Enter the two-tiered indexed annuity, which would credit a competitive interest rate during the accumulation phase and offer clients an attractive premium bonus. But clients could only qualify for the bonus if they annuitized their contract over a stated term after a certain deferral period. Generally, clients are reluctant to annuitize, because they turn over the principal in the annuity to the insurer and can receive their money only in the form of a stream of payments, rather than a lump-sum withdrawal, forgoing control of the asset.

FOCAL POINT OF LITIGATION

Though two-tiered indexed annuities aren’t the norm anymore, they caused a stir in the 2000s when they were the focal point of litigation and regulatory action against insurers. In 2009, for instance, a federal jury in Minnesota ruled that Allianz Life Insurance Co. of North America used deceptive materials to market its two-tiered indexed annuities. The court did not assess damages against the insurer, though.

The negative attention led to a change for the better among the carriers in the form of simpler products.
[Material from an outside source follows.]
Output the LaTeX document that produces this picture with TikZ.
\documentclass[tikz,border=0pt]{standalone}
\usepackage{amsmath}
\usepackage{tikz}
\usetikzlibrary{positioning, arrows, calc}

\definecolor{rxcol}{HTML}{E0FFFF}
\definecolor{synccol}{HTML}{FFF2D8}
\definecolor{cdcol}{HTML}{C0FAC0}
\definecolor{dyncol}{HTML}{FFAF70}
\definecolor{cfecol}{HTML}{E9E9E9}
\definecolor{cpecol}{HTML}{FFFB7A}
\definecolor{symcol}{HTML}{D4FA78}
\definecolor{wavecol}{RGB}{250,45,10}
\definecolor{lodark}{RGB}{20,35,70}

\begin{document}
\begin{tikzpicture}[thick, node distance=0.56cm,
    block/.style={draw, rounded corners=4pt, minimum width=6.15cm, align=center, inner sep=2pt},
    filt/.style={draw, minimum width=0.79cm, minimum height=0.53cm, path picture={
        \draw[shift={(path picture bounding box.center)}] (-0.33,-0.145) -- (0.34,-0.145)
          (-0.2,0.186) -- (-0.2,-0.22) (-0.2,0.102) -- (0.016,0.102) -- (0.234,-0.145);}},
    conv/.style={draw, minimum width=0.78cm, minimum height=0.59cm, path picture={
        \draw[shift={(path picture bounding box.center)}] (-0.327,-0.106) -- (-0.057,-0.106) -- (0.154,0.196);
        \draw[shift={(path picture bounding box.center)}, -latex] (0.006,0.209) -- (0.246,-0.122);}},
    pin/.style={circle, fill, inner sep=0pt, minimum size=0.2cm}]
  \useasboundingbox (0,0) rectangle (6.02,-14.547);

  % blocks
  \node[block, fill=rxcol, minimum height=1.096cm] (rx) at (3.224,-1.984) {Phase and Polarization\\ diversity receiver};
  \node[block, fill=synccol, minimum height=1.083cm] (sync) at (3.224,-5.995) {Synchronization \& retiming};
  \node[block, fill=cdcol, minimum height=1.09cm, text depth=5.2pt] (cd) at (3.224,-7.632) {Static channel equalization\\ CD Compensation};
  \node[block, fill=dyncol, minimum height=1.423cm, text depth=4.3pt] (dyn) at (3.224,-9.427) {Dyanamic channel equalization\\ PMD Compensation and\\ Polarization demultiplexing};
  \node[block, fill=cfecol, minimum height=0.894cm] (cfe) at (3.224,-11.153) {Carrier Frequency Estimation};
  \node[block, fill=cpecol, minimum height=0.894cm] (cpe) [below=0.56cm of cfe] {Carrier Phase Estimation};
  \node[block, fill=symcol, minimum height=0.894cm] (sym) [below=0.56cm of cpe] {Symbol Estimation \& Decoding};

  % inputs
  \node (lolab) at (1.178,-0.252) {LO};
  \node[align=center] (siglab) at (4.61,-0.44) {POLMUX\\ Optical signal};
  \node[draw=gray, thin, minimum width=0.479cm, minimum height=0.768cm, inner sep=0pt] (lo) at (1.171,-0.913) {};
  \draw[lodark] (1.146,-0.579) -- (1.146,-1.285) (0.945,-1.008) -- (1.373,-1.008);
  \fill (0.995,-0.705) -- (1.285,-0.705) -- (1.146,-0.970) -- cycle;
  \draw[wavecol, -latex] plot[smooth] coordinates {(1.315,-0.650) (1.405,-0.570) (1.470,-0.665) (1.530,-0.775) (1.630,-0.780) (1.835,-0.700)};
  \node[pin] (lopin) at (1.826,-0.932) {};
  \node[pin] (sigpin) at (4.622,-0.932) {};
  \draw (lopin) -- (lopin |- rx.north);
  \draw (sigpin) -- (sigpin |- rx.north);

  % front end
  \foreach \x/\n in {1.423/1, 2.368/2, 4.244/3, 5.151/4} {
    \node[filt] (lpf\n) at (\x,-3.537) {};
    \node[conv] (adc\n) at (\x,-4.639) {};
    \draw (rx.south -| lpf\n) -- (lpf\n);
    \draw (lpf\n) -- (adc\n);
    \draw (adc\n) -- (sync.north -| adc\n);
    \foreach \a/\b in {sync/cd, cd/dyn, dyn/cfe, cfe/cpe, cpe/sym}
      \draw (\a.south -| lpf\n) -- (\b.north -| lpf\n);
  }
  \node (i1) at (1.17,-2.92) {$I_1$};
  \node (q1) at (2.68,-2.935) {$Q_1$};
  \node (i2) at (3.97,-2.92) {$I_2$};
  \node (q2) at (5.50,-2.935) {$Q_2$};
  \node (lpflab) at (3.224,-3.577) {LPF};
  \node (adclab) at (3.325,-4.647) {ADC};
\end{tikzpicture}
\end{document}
In 2005, Finra’s predecessor, NASD, released Notice to Members 05-50, addressing broker-dealers’ responsibility to supervise sales of indexed annuities — even though they are not securities products. At the same time, insurance regulators at the state level discouraged the creation of products with onerous surrender periods and charges through “desk drawer rules” (state policies on products, not technically regulations). More responsibility also has been heaped on brokers and insurers via state annuity suitability rules, which require product-specific training of reps who sell these annuities.

As broker-dealers brought indexed annuities on board, they sought product changes that steered away from the features in the earlier versions of the products.

B-D STANDARDS

“Broker-dealers applied their own standards: the 10/10/8 rule,” said Rob Pettman, senior vice president of investment and planning solutions at LPL Financial. The rule means surrender periods can’t be longer than 10 years, surrender charges were capped at 10%, and the broker can earn no more than 8% in commission. Sales of indexed annuities through the third quarter of 2013 at LPL hit $649.4 million, up 15% year-over-year from $564 million through Sept. 30, 2012.
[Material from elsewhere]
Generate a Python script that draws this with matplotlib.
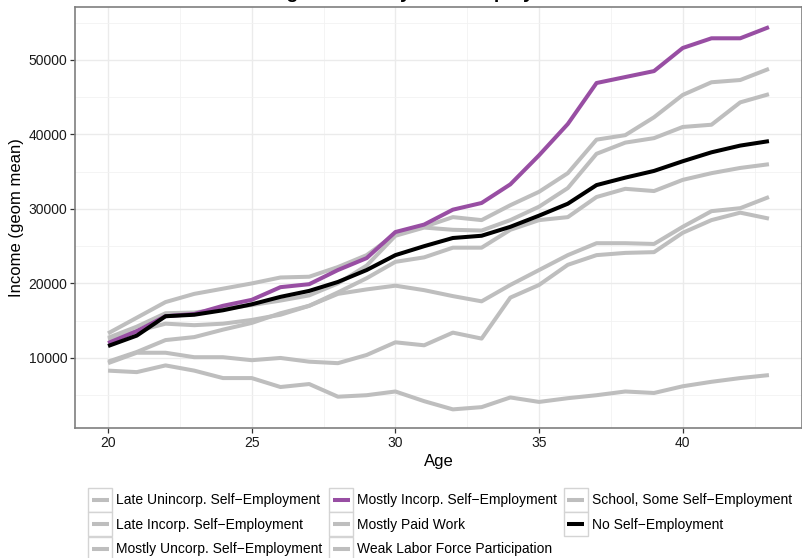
# Income by age for each self-employment trajectory
import matplotlib
matplotlib.use('Agg')
import matplotlib.pyplot as plt
from matplotlib.lines import Line2D
from matplotlib.patches import Rectangle
from matplotlib.legend_handler import HandlerLine2D

plt.rcParams['font.family'] = ['Liberation Sans', 'DejaVu Sans']

ages = list(range(20, 44))

late_unincorp = [9500, 10800, 12400, 12800, 13800, 14700, 16000, 17000, 18600, 19200, 19700, 19100,
                 18300, 17600, 19800, 21800, 23800, 25400, 25400, 25300, 27600, 29700, 30100, 31600]
late_incorp = [13300, 15400, 17500, 18600, 19300, 20000, 20800, 20900, 22200, 23800, 26600, 27600,
               28900, 28500, 30500, 32300, 34800, 39300, 39900, 42300, 45300, 47000, 47300, 48800]
mostly_uncorp = [12500, 13600, 14600, 14400, 14600, 15100, 15800, 17000, 18800, 20700, 22900, 23500,
                 24800, 24800, 27200, 28500, 28900, 31600, 32700, 32400, 33900, 34800, 35500, 36000]
mostly_incorp = [12000, 13600, 15600, 15900, 17000, 17800, 19500, 19900, 21800, 23400, 26900, 27900,
                 29900, 30800, 33300, 37200, 41400, 46900, 47700, 48500, 51600, 52900, 52900, 54400]
mostly_paid = [12700, 14200, 16000, 16100, 16600, 17100, 17700, 18400, 20000, 22400, 26400, 27500,
               27200, 27100, 28500, 30300, 32800, 37400, 38900, 39500, 41000, 41300, 44300, 45400]
weak_labor = [8300, 8100, 9000, 8300, 7300, 7300, 6100, 6500, 4800, 5000, 5500, 4200,
              3100, 3400, 4700, 4100, 4600, 5000, 5500, 5300, 6200, 6800, 7300, 7700]
school_some = [9300, 10700, 10700, 10100, 10100, 9700, 10000, 9500, 9300, 10400, 12100, 11700,
               13400, 12600, 18100, 19800, 22500, 23800, 24100, 24200, 26800, 28500, 29500, 28700]
no_selfemp = [11600, 13000, 15600, 15800, 16400, 17200, 18200, 19000, 20200, 21800, 23800, 25000,
              26100, 26400, 27600, 29100, 30700, 33200, 34200, 35100, 36400, 37600, 38500, 39100]

labels = ['Late Unincorp. Self\u2212Employment', 'Late Incorp. Self\u2212Employment',
          'Mostly Uncorp. Self\u2212Employment', 'Mostly Incorp. Self\u2212Employment',
          'Mostly Paid Work', 'Weak Labor Force Participation',
          'School, Some Self\u2212Employment', 'No Self\u2212Employment']
series = [late_unincorp, late_incorp, mostly_uncorp, mostly_incorp,
          mostly_paid, weak_labor, school_some, no_selfemp]
colors = ['#bebebe', '#bebebe', '#bebebe', '#984ea3', '#bebebe', '#bebebe', '#bebebe', 'black']


class BoxKey(HandlerLine2D):
    # ggplot style legend key: bordered square with a short line
    def create_artists(self, legend, orig_handle, xdescent, ydescent,
                       width, height, fontsize, trans):
        box = Rectangle((-xdescent, -ydescent), width, height, facecolor='white',
                        edgecolor='#d4d4d4', lw=1.0, transform=trans)
        y = -ydescent + height / 2
        seg = Line2D([-xdescent + width * 0.15, -xdescent + width * 0.85], [y, y],
                     color=orig_handle.get_color(), lw=orig_handle.get_linewidth(),
                     solid_capstyle='butt', transform=trans)
        return [box, seg]


fig = plt.figure(figsize=(8.03, 5.58), dpi=100)
ax = fig.add_axes([75 / 803, 1 - 428 / 558, 727 / 803, 421 / 558])

order = [0, 1, 2, 4, 5, 6, 3, 7]  # grey lines first, then purple and black on top
handles = {}
for i in order:
    ln, = ax.plot(ages, series[i], color=colors[i], lw=2.9, solid_capstyle='butt',
                  solid_joinstyle='round', label=labels[i])
    handles[i] = ln

ax.set_xlim(18.85, 44.15)
ax.set_ylim(600, 57100)
ax.set_xticks([20, 25, 30, 35, 40])
ax.set_xticks([22.5, 27.5, 32.5, 37.5, 42.5], minor=True)
ax.set_yticks([10000, 20000, 30000, 40000, 50000])
ax.set_yticks([5000, 15000, 25000, 35000, 45000, 55000], minor=True)
ax.grid(which='major', color='#ebebeb', lw=1.0)
ax.grid(which='minor', color='#f2f2f2', lw=0.6)
ax.set_axisbelow(True)
for s in ax.spines.values():
    s.set_color('#7f7f7f')
    s.set_linewidth(1.2)
ax.tick_params(which='major', length=3.5, width=0.9, color='#333333',
               labelsize=10, labelcolor='#1a1a1a', pad=2)
ax.tick_params(which='minor', length=0)

ax.set_xlabel('Age', fontsize=12, labelpad=3)
ax.set_ylabel('Income (geom mean)', fontsize=12, labelpad=3)

# title sits above the top edge, only its descenders show as in the reference
fig.text(0.506, 1.0 + 1.5 / 558, 'Average Income by Self\u2212Employment', ha='center',
         va='baseline', fontsize=14, fontweight='bold')

fig.legend([handles[i] for i in range(8)], labels, ncol=3, loc='upper center',
           bbox_to_anchor=(0.548, 1 - 481 / 558), frameon=False, fontsize=10,
           handlelength=1.75, handleheight=2.28, handletextpad=0.3,
           labelspacing=0.04, columnspacing=0.45, borderpad=0.0,
           handler_map={Line2D: BoxKey()})

fig.savefig('out.png', dpi=100)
A combination of consumer-friendly updates and desirable credited interest rates versus other fixed-income products has brought indexed an-nuities into favor at -broker-dealer firms. And a new trend is emerging, too: the release of in-dexed annuities with living benefits, particularly in an era where lifetime-income riders are becoming scarce on variable annuities.

“The prominence of withdrawal benefits is one of the biggest developments in the indexed-annuity space, with over 70% of sales elected with lifetime-withdrawal benefits,” Mr. Gipple said.